Et maintenant quoi ? Un effondrement brutal du dollar, ou « simplement » de son rôle international est-il plausible ? Les querelles au sein de la Fed ou les projets de nouvelles formes de monnaies – y compris au sein de l’establishement financier US désormais – ne prouvent-ils pas que les acteurs influents préparent déjà la suite ? A quoi pourrait bien ressembler une « sortie ordonnée » du système dollar ? Les économies mondiales n’ayant jamais été autant imbriquées, qui pourrait trouver un intérêt à une rupture nette ? Les réserves en dollar des banques centrales n’ayant apparemment pas diminué, les monnaies digitales de banque centrale n’étant pas prêtes avant plusieurs années (à l’exception du e-yuan), comment la situation évoluera-t-elle entre temps ? Les économies mondiales peuvent réellement fonctionner sur la base d’une utilisation quotidienne des cryptomonnaies existantes ?

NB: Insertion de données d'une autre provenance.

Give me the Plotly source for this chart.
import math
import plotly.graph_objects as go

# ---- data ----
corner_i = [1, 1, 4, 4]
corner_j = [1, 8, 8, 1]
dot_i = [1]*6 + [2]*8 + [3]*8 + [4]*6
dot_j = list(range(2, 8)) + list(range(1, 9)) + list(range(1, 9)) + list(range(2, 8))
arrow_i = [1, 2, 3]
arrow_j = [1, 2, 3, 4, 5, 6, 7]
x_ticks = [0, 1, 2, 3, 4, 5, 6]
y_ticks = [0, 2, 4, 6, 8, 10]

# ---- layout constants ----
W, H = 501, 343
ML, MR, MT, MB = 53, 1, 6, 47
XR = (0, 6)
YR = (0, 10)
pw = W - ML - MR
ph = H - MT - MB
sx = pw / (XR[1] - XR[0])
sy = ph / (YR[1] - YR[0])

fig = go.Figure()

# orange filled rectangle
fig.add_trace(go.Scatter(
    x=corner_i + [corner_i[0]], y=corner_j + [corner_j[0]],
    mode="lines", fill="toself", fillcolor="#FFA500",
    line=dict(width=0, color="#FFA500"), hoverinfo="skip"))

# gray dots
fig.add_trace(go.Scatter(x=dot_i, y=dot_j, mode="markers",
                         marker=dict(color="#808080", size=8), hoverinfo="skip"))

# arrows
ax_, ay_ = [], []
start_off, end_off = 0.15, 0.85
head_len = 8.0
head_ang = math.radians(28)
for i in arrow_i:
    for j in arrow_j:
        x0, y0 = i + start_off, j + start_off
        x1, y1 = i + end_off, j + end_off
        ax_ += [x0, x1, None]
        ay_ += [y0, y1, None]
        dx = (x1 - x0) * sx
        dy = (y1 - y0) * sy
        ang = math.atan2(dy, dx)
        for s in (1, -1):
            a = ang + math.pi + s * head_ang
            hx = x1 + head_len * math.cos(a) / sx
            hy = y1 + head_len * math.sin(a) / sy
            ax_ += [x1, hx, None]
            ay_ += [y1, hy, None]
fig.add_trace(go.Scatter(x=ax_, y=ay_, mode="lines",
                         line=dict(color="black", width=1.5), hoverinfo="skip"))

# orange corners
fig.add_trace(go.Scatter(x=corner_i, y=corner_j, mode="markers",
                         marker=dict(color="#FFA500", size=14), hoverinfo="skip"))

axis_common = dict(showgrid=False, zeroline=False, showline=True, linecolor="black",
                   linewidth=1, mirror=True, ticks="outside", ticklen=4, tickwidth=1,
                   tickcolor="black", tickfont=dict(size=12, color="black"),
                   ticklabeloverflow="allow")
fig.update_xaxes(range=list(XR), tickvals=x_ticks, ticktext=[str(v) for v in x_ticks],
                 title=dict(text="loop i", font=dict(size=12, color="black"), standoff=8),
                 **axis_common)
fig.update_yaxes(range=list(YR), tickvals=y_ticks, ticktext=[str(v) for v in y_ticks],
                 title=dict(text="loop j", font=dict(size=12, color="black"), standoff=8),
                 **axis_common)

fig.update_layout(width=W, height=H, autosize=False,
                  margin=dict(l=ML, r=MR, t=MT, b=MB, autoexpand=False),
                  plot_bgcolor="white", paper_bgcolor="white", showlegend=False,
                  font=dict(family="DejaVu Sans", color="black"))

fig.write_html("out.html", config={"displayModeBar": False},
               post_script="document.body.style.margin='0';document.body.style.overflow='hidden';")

C’est là que la nécessité de penser l’impensable, formulée dans notre méthode d’anticipation politique, intervient. La tendance à penser que les choses qui sont là vont durer, à laquelle nous sommes tous naturellement enclins, est un « obstacle » à la pensée de l’avenir. Concernant le sujet qui nous intéresse, la puissance américaine repose depuis le milieu du XXe siècle sur deux piliers, la supériorité de sa puissance militaire et l’influence internationale sans pareille de sa monnaie. Si ces deux éléments ont été jusqu’à aujourd’hui des constantes, elles ne sont pas pour autant éternelles. Notre rôle est donc d’observer chaque jour leur évolution et de réunir des faits du présent et de l’avenir permettant d’argumenter en faveur de la continuité ou de la rupture de ces constantes. Plus ces constantes sont structurantes et inscrites dans le long terme, plus il devient compliqué de penser la rupture. C’est pourquoi penser l’impensable, pour être capable de penser la rupture est l’une des clés de l’anticipation. Rien n’étant éternel, il finira bien par y avoir rupture. La question est d’abord quand, mais surtout à quoi ces « constantes » d’un paradigme donné laisseront-elles place ?

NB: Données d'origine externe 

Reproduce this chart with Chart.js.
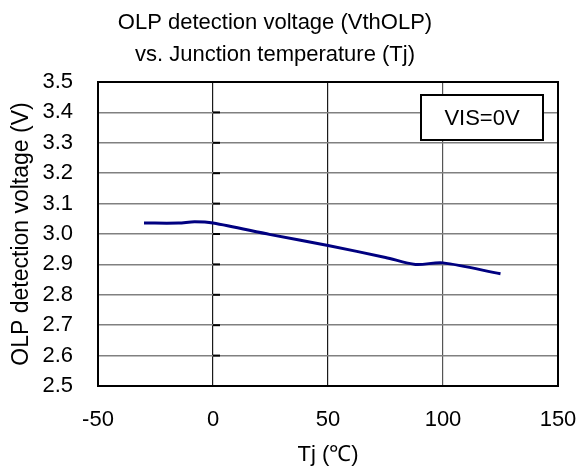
<!DOCTYPE html>
<html>
<head>
<meta charset="utf-8">
<script src="https://cdn.jsdelivr.net/npm/chart.js@4/dist/chart.umd.min.js"></script>
<style>
  html, body { margin: 0; padding: 0; background: #ffffff; }
  #wrap { width: 580px; height: 469px; position: relative; }
</style>
</head>
<body>
<div id="wrap"><canvas id="c" width="580" height="469"></canvas></div>
<script>
// ---- data ----
const titleLines = ["OLP detection voltage (VthOLP)", "vs. Junction temperature (Tj)"];
const xAxisTitle = "Tj (\u2103)";
const yAxisTitle = "OLP detection voltage (V)";
const noteText = "VIS=0V";
const tjValues = [-30, -15, -8, 0, 25, 50, 75, 88, 100, 125];
const vthValues = [3.036, 3.036, 3.040, 3.036, 2.998, 2.962, 2.923, 2.900, 2.905, 2.869];
const xTicks = [-50, 0, 50, 100, 150];
const yTicks = [2.5, 2.6, 2.7, 2.8, 2.9, 3.0, 3.1, 3.2, 3.3, 3.4, 3.5];

const FONT = '"Liberation Sans", Arial, sans-serif';
const FS = 22;

const points = tjValues.map((t, i) => ({ x: t, y: vthValues[i] }));

const decorPlugin = {
  id: 'decor',
  afterDraw(chart) {
    const { ctx, chartArea: a, scales } = chart;
    ctx.save();
    // axis cross tick marks at x = 0
    const x0 = scales.x.getPixelForValue(0);
    ctx.strokeStyle = '#000';
    ctx.lineWidth = 2;
    yTicks.forEach(v => {
      const py = scales.y.getPixelForValue(v);
      ctx.beginPath(); ctx.moveTo(x0, py); ctx.lineTo(x0 + 7, py); ctx.stroke();
    });
    // frame
    ctx.strokeRect(a.left, a.top, a.right - a.left, a.bottom - a.top);
    // title
    ctx.fillStyle = '#000';
    ctx.font = FS + 'px ' + FONT;
    ctx.textAlign = 'center';
    ctx.textBaseline = 'middle';
    ctx.fillText(titleLines[0], 275, 23);
    ctx.fillText(titleLines[1], 275, 55);
    // note box
    const bx = a.right - 137, by = a.top + 13, bw = 122, bh = 45;
    ctx.fillStyle = '#fff';
    ctx.fillRect(bx, by, bw, bh);
    ctx.lineWidth = 2;
    ctx.strokeRect(bx, by, bw, bh);
    ctx.fillStyle = '#000';
    ctx.fillText(noteText, bx + bw / 2, by + bh / 2 + 1);
    ctx.restore();
  }
};

new Chart(document.getElementById('c'), {
  type: 'scatter',
  data: {
    datasets: [{
      data: points,
      showLine: true,
      borderColor: '#000080',
      backgroundColor: '#000080',
      borderWidth: 3,
      pointRadius: 0,
      tension: 0.3
    }]
  },
  options: {
    responsive: false,
    animation: false,
    devicePixelRatio: 1,
    layout: { padding: { top: 82, right: 22, left: 0, bottom: 0 } },
    plugins: { legend: { display: false }, title: { display: false }, tooltip: { enabled: false } },
    scales: {
      x: {
        type: 'linear', min: -50, max: 150,
        afterBuildTicks(s) { s.ticks = xTicks.map(v => ({ value: v })); },
        afterFit(s) { s.height = 83; s.paddingLeft = 0; s.paddingRight = 0; },
        grid: {
          drawTicks: false,
          color: c => (c.tick && (c.tick.value === 0 || c.tick.value === 50)) ? '#1a1a1a' : '#555555',
          lineWidth: 1.2
        },
        border: { display: true, color: '#000', width: 2 },
        ticks: { padding: 21, color: '#000', font: { family: FONT, size: FS }, maxRotation: 0 },
        title: { display: true, text: xAxisTitle, color: '#000', font: { family: FONT, size: FS }, padding: { top: 0, bottom: 1 } }
      },
      y: {
        type: 'linear', min: 2.5, max: 3.5,
        afterBuildTicks(s) { s.ticks = yTicks.map(v => ({ value: v })); },
        afterFit(s) { s.width = 98; },
        grid: { drawTicks: false, color: '#808080', lineWidth: 1.5 },
        border: { display: true, color: '#000', width: 2 },
        ticks: { padding: 25, color: '#000', font: { family: FONT, size: FS }, callback: v => Number(v).toFixed(1) },
        title: { display: true, text: yAxisTitle, color: '#000', font: { family: FONT, size: 23 }, padding: { top: 8, bottom: 0 } }
      }
    }
  },
  plugins: [decorPlugin]
});
</script>
</body>
</html>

L’armée américaine et le dollar comme les deux jambes de l’Oncle Sam à la conquête du monde ont été théorisées à la fin de la Seconde Guerre Mondiale et consolidées tout au long de la Guerre Froide. C’est en cela que dans notre numéro de septembre nous avons évoqué une véritable fin de la Guerre Froide dans notre analyse du retrait américain d’Afghanistan. Cette ère géopolitique n’a pas cessé en 1991. Cette date marque l’acceptation de la défaite par le camp soviétique et aboutit sur un règne sans partage du vainqueur, soit une rupture mais pas un changement de paradigme complet, le modèle de puissance américain restant inchangé. D’ailleurs les habitants de l’URSS avaient peu de mal à imaginer ce à quoi un monde post-soviétique pourrait ressembler, ils avaient le modèle libéral en contre-point. Le règne sans partage des Etats-Unis s’est étendu, aujourd’hui il s’effrite. Pendant ce temps d’autres puissances se sont constituées et ont émergé.

Aujourd’hui quel est le contre-modèle ? Nous avons décrit à de nombreuses reprises la multipolarisation du monde, mais cette tendance ne constitue pas un modèle complet. Le rival objectif des Etats-Unis est la Chine. Mais dire que le modèle chinois pourrait s’étendre au reste de la planète est-il réaliste ? Les différentes institutions internationales ont expérimenté des modèles de gouvernance intergouvernemental ou supranational. L’un d’entre eux est-il suffisamment convaincant pour s’imposer de lui-même ? Les sociétés multinationales du numérique atteignent des aspects de notre vie quotidienne toujours plus nombreux, créant de facto une nouvelle forme d’organisation de nos sociétés. Ont-elles la capacité de régir la société dans son ensemble ?

Encore une fois, nous obtenons plus de questions que réponses… Dans notre prochain numéro, c’est promis, nous tâcherons d’apporter des éléments de réponse, mais surtout, nous nous efforcerons encore et toujours de penser l’impensable, d’identifier les ruptures, d’anticiper les changements, pour que l’avenir s’éclaircisse, pour nous comme pour nos lecteurs.